In order to calculate the intrinsic value of the stock, I have applied the free cash flow model. The company is expecting slow growth in the future, therefore I believe the company's operating cash flows and capital spending will decline in the near future. As shown in the following diagram, I have used 1.50% long-term growth rate to calculate terminal value. Using a beta of 1.39, a risk free rate of 2.69% and market return of 8.48%, the cost of equity is calculated as 10.74%. After tax,the cost of debt of Cisco is 2.78%. By using these costs of capital the company's WACC is 9.83%.

Using the free cash flow model, the intrinsic value of the stock equals $28.03, which offers a 20.40% capital return.

The free cash flow model is dependent upon two key factors: long-term growth and WACC. Therefore, in order to sensitize the fair value of the stock I have utilized these two key components of the model.

As shown in the following table, stock prices are more sensitive to WACC. The stock has an upside potential of 37.25% while its downside potential is only 14.93%.

Final Call

Cisco has performed better not only on a standalone basis but also in comparison to industry averages. Moreover, Cisco's PEG ratio is 1 times, which is much lower than the industry average of 1.68 times.

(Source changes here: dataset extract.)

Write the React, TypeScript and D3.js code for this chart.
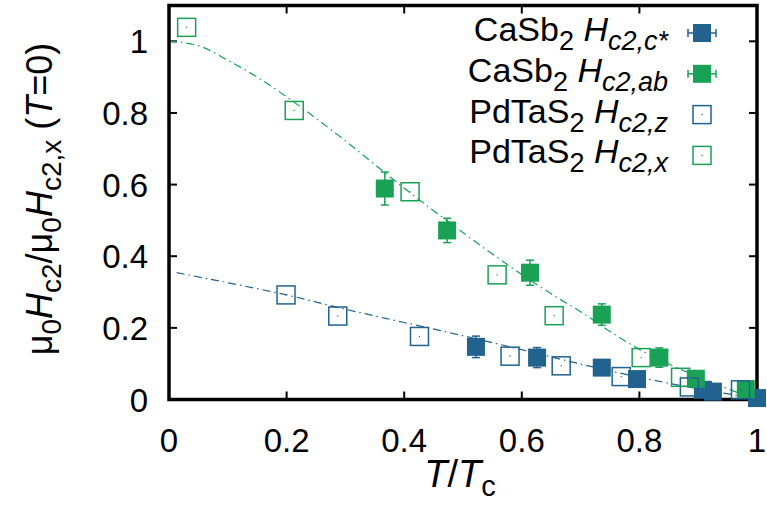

Cisco's policy of curbing costs will enable the company to report healthy results in the future despite its slow-moving growth rate. Moreover, its recent acquisition of WHIPTAIL will also help the company to obtain healthy margins.

According to my valuation Cisco is undervalued. Its intrinsic stock value is $28.03, which offers 20.40% of capital return. The stock has an upside potential of 37.25% while its downside potential is 14.93%. Therefore, based on fundamental analysis, I would recommend buying the stock.

Disclosure: I have no positions in any stocks mentioned, and no plans to initiate any positions within the next 72 hours. I wrote this article myself, and it expresses my own opinions. I am not receiving compensation for it (other than from Seeking Alpha). I have no business relationship with any company whose stock is mentioned in this article.